Le Premier ministre turc clame que « ce canal fera de l’ombre à ceux de Panama et Suez ». Annoncé mercredi 27 avril après plusieurs semaines de suspense ce « projet fou et magnifique », selon les mots de Recep Tayyip Erdogan a mis en effervescence la Turquie. Les entrepreneurs proches de l’AKP, le parti islamoconservateur au pouvoir depuis 2002, exultent, les écologistes fulminent, les diplomates s’inquiètent de voir se rallumer la question des détroits. Prévu pour être achevé en 2023 pour le centenaire de la République, ce canal de 150 mètres de large et 25 mètres de profondeur, long de 50 kilomètres reliera la mer Noire à la mer de Marmara, à une cinquantaine de kilomètres à l’ouest d’Istanbul. Il devrait pouvoir accueillir chaque jour jusqu’à 160 cargos et tankers de gros tonnage soulageant d’autant le Bosphore emprunté en 2009 par 51 000 navires dont de nombreux pétroliers. Ce détroit, avec de très forts courants, a déjà connu plusieurs graves collisions de tankers comme en 1979 (41 morts) et 1994 (29 morts). Le Premier ministre évoque la « préservation de la mer et de la nature ».
Mais c’est avant tout un grand coup politique, alors que s’ouvre la campagne pour les élections législatives du 12 juin où l’AKP est à nouveau donné largement gagnant. L’opposition dénonce la mégalomanie du chef de gouvernement et nombre d’éditorialistes, comme Kadri Gursel de Milliyet, pourfendent « cette folie » dans un pays manquant d’infrastructures, notamment à l’est. « Il a projeté le débat politique vers le futur », reconnaît Derya Sazak dans le même quotidien libéral. Oubliés la question kurde ou les débats sur une nouvelle Constitution, le pays ne parle plus désormais que du canal vitrine d’une Turquie puissance émergente promise selon l’AKP à devenir d’ici à 2023 l’une des dix premières économies du monde.

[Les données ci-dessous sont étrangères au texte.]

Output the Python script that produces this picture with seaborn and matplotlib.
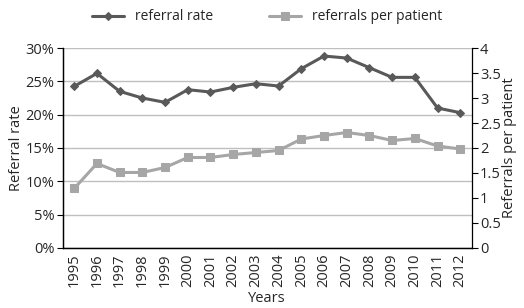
import matplotlib
matplotlib.use("Agg")
import matplotlib.pyplot as plt
import numpy as np
import pandas as pd
import seaborn as sns
from matplotlib.ticker import FixedLocator, PercentFormatter

years = [str(y) for y in range(1995, 2013)]
referral_rate = [24.25, 26.2, 23.5, 22.5, 21.85, 23.75, 23.4, 24.1, 24.65, 24.3,
                 26.9, 28.8, 28.5, 27.05, 25.6, 25.6, 21.0, 20.3]
referrals_per_patient = [1.19, 1.69, 1.51, 1.51, 1.61, 1.81, 1.81, 1.87, 1.91, 1.95,
                         2.18, 2.25, 2.31, 2.25, 2.15, 2.19, 2.04, 1.98]

df = pd.DataFrame({"year": years, "rate": referral_rate, "per_patient": referrals_per_patient})

sns.set_style("white")
plt.rcParams["font.family"] = ["Open Sans", "DejaVu Sans"]
plt.rcParams["font.size"] = 10.5

dark = "#595959"
light = "#A6A6A6"

fig = plt.figure(figsize=(5.24, 3.08), dpi=100)
ax = fig.add_axes([0.120, 0.195, 0.780, 0.649])
ax2 = ax.twinx()

sns.lineplot(data=df, x="year", y="rate", ax=ax, color=dark, marker="D",
             markersize=4.5, markeredgecolor=dark, linewidth=2.2, label="referral rate",
             legend=False, sort=False)
sns.lineplot(data=df, x="year", y="per_patient", ax=ax2, color=light, marker="s",
             markersize=6, markeredgecolor=light, linewidth=2.2, label="referrals per patient",
             legend=False, sort=False)

n = len(years)
ax.set_xlim(-0.5, n - 0.5)
ax.set_ylim(0, 30)
ax.set_yticks(np.arange(0, 31, 5))
ax.yaxis.set_major_formatter(PercentFormatter(decimals=0))
ax2.set_ylim(0, 4)
ax2.set_yticks(np.arange(0, 4.01, 0.5))
ax2.set_yticklabels(["0", "0.5", "1", "1.5", "2", "2.5", "3", "3.5", "4"])

ax.set_xticks(range(n))
ax.set_xticklabels(years, rotation=90)
ax.xaxis.set_minor_locator(FixedLocator(np.arange(-0.5, n, 1)))
ax.tick_params(axis="x", which="major", length=0, pad=4)
ax.tick_params(axis="x", which="minor", length=4, width=0.8, direction="out", color="black")
ax.tick_params(axis="y", length=4, width=0.8, direction="out", color="black", left=True, pad=2)
ax2.tick_params(axis="y", length=4, width=0.8, direction="out", color="black", right=True, pad=2)

ax.yaxis.grid(True, color="#BFBFBF", linewidth=1.0)
ax.set_axisbelow(True)

for a in (ax, ax2):
    a.spines["top"].set_visible(False)
    for s in ("left", "right", "bottom"):
        a.spines[s].set_color("black")
        a.spines[s].set_linewidth(0.9)
ax.spines["right"].set_visible(False)

ax.set_xlabel("Years", labelpad=3)
ax.set_ylabel("Referral rate", labelpad=1)
ax2.set_ylabel("Referrals per patient", labelpad=1)

h1, l1 = ax.get_legend_handles_labels()
h2, l2 = ax2.get_legend_handles_labels()
fig.legend(h1 + h2, l1 + l2, loc="upper center", bbox_to_anchor=(0.51, 1.01), ncol=2,
           frameon=False, columnspacing=4.0, handlelength=2.3, fontsize=10)

fig.savefig("out.png", dpi=100)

Les adversaires du projet ne manquent pourtant pas d’arguments. Sa rentabilité est problématique, alors que le passage par le Bosphore est gratuit puisqu’il s’agit d’une voie d’eau internationale où la libre circulation pour le trafic commercial est garantie par le traité de Montreux (1936). L’ambassadeur de Russie a aussitôt rappelé que son pays, comme les autres riverains de la mer Noire, est hostile à toute remise en cause du traité. « Nous ne bloquerons en aucune manière le passage dans les détroits », a précisé le ministre des Transports, Binali Yildirim. Mais, selon Ankara, le passage par le canal, même payant, sera dans l’intérêt des armateurs, puisque leurs navires éviteront les attentes de plusieurs jours avant d’emprunter le Bosphore. En attendant, les écologistes se mobilisent, soulignant les effets dévastateurs sur l’environnement de ce chantier pharaonique, qui prévoit aussi la construction de deux grandes villes nouvelles aux deux entrées du canal ainsi que d’un gigantesque troisième aéroport.